Manage sources

In File Analysis Suite, a source defines the initial connection to a specific data platform through a selected agent cluster. A repository defines the subpath on the source, the rules and schedule for processing, and the entities to identify within the data during processing.

You must create at least one agent cluster before you can create sources and associated repositories. Because a repository defines a subpath on a source, you must create a source before you can create an associated repository.

On the Manage Sources page, you can filter the list of sources by source TYPE and AGENT CLUSTER, or search for a source by name.

From the Manage Sources page, you can view additional information about each source.

  • Hover over or click in the row for a source to display action icons to edit (edit icon) and delete (delete icon) the source. For sources with documents, you can go to the data volume chart (data volume chart inlne icon), focused on the source. For file system and SharePoint sources containing data, you can go to the sensitive data heat map (sensitive data heat map inline icon) in Manage, focused on the source.

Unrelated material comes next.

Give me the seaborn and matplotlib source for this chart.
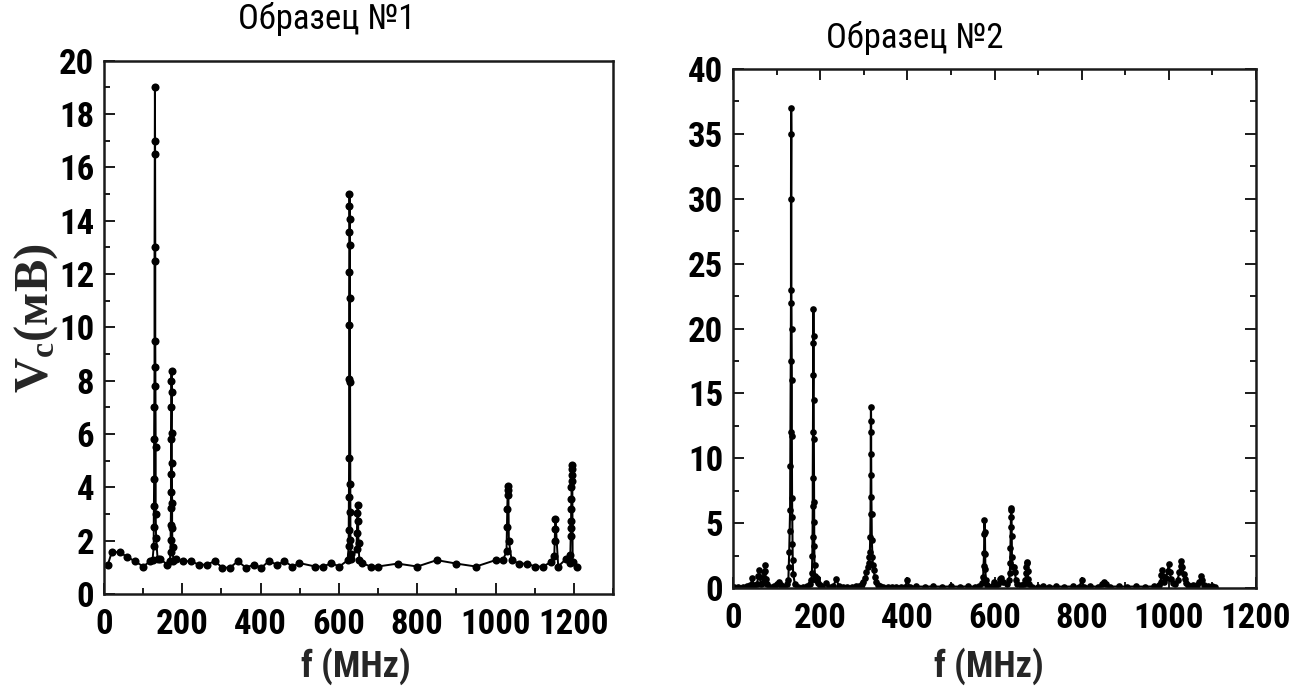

  • Click anywhere in the row for the desired source and then click the open detail panel icon (open detail panel icon) to display the source details.

    From the detail panel, you can edit and delete the source. For sources with documents, you can go to the data volume chart (data volume chart detail panel icon), focused on the source. For file system and SharePoint sources containing data, you can also go to the sensitive data heat map (sensitive data heat map detail panel icon) in Manage, focused on the source.

The following types of source are supported.

Source type Version or platform supported
File System CIFS/SMB2.0 shares
Exchange 2016, 2019, Office 365
SharePoint 2016, Office 365
Content Manager

9.4

IMPORTANT: Only Microsoft SQL Server RDB datasets are supported at this time.

Google Drive

not applicable

TIP: A source is associated with a Google Workspace for the domain that includes the desired users' drives. Repositories on the source are associated with a single user account Google Drive.

Review the following tasks and considerations for each source type:

  • For all source types, at least one agent cluster must exist prior to creating source. Selection of an agent cluster is required when you create a source.

  • For all source types, keep in mind that processing of data does not occur at the source level, only at the repository level.

  • For all source types, you have the option to limit access in File Analysis Suite by granting only specific users or groups access to the source.

    CAUTION: If limiting access to a source and an underlying repository, users without access will not be able to view workspaces with a data source that includes the repository or view individual items that originated in the repository.

  • For Exchange sources:

    • See Exchange connection to complete additional tasks required for processing data from Exchange.

    • The Exchange source uses an agent to connect to the mail server to process new items, as well as items that already exists on the mail server. This method processes items based on user mailboxes and therefore includes folder information and is subject to user action (such as delete).

    • Exchange processing is based on Active Directory (AD) groups or data subject association with a workspace. Before creating Exchange sources, review your current AD groups. You may need to create more encompassing groups comprised of existing groups in order to apply a default action (at the repository level), such as indexing only metadata or sampling a percentage of data, across a larger portion of your employees.

      Avoid having users in multiple groups defined in repositories.

  • For File System sources,

    • Ensure that your CIFS shares can be accessed by the "System" account.

    • If your file system allows long paths, the machine hosting the processing agent must also be enabled for long paths.

  • For SharePoint sources, only the latest revision of a document is processed. See SharePoint connection to complete the tasks necessary for connection.

  • For Content Manager sources, see Content Manager integration to complete the tasks necessary for connection.

  • For Google Drive sources,

    • A repository connects to a single user's Google Drive. To process items for multiple users, create a Google Drive repository for each desired user. See Google Drive connection to complete the tasks necessary for connection.

      NOTE: File Analysis Suite supports processing of data from Google Workspace's Drive; data from personal Google Drives is not supported.

    • Shortcut files that exist on Google drives are not processed.

You can remove the connection to a source ("delete" the source) if there are no repositories associated with the source.